Brankovici écrit une Chronique universelle en slavon. Il y évoque l’origine des dynasties princières de Valachie, la genèse des institutions, les rapports entre les souverains et les autres acteurs politiques. Selon Teodora Popovici, ses écrits comportent aussi une dimension politique assez marquée :
« La Chronique roumaine, rédigée à la cour de Ștefan Cantacuzino, est plus courte, ne comprenant qu’une quarantaine de feuillets. Elle reflète la phase initiale du travail historique de Brankovici, qu’il développera ensuite dans sa Chronique serbe. C’est une histoire universelle commençant à l’époque vétérotestamentaire, mais qui se concentre surtout sur la Serbie, la Hongrie et la Valachie médiévales. Les scènes choisies visent à mettre en valeur l’histoire commune de ces peuples dans leur lutte contre les Ottomans, et à convaincre le public valaque de la nécessité d’adopter une position anti-ottomane, dans le contexte de son époque. »

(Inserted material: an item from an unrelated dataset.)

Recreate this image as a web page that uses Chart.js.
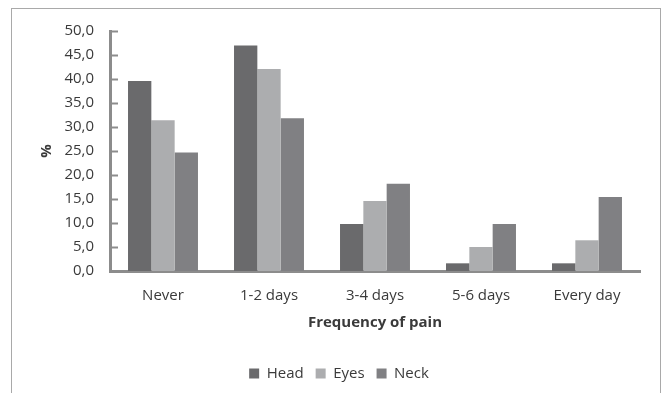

La vision de Brankovici sur la région est celle d’un homme d’Europe centrale, une vision dans laquelle les Roumains occupent toute leur place. Teodora Popovici :
« Pour Brankovici, l’histoire des principautés roumaines est étroitement liée à celle des peuples slaves, en particulier des Serbes. Il s’intéresse surtout aux épisodes qui mettent en lumière les relations historiques entre les Valaques et les Serbes, quitte à faire certaines entorses au sujet de la vérité historique. Ainsi, Neagoe Basarab, prince valaque, retient particulièrement son attention : il lui consacre de longues pages. Brankovici critique aussi la tendance des rois de Hongrie à soumettre la Valachie. Bien qu’il s’appuie largement sur Antonio Bonfini pour décrire ces rapports, il en réinterprète certains passages dans un sens favorable aux Valaques, présentant parfois les actions des souverains hongrois comme des abus. Enfin, il considère l’histoire de la Valachie et celle de la Moldavie comme étroitement entremêlées. Pour lui, la dynastie des Mușatini, en Moldavie, et celle des Basarab, en Valachie, seraient les deux branches d’une même maison. À la suite d’une confusion historique, il en vient même à conclure que les deux pays auraient, un temps, eu le même souverain dans la seconde moitié du XIVᵉ siècle : un certain Alexandre, figure composite réunissant en réalité deux princes distincts : Nicolae Alexandru, prince de Valachie et Alexandre le Bon, prince de Moldavie. »
Les noms ethniques servant à désigner des espaces culturels varient souvent dans les écrits des chroniqueurs, et à l’époque de Brankovici ils ne renvoient pas encore à une seule ethnie. Teodora Popovici :
« Brankovici emploie plusieurs termes pour désigner la Valachie. Les plus courants sont Ungrovlahiiska Zemlia et Vlahozaplaninska Zemlia. Le premier est le nom slavon habituel du pays, présent aussi dans les documents valaques. Le second traduit le latin Terra Transalpina, utilisé dans les annales et les généalogies serbes, auquel Brankovici ajoute le préfixe Vlaho pour plus de clarté. Plus rarement, il écrit Vlahiiska Zemlia ou Dârjava Basarabiiska, soit « le pays des Basarab ». Deux autres désignations, probablement de son invention, insistent sur les liens entre les Roumains et les Slaves : Slovenovlahiiska Zemlia et Slovenobasarabskaia Zemlia. En traduction approximative, Slovenovlahiiska Zemlia signifie « le pays des Valaques vivant parmi les Slaves ». Ce terme ne désigne pas seulement la Valachie, mais parfois aussi la Moldavie, ou même, collectivement, l’ensemble des principautés roumaines. »
Au XVIIᵉ siècle, le chroniqueur George Brankovici dépeignait donc un monde roumain bien ancré dans son temps, un monde intégré au vaste espace géopolitique d’Europe centrale.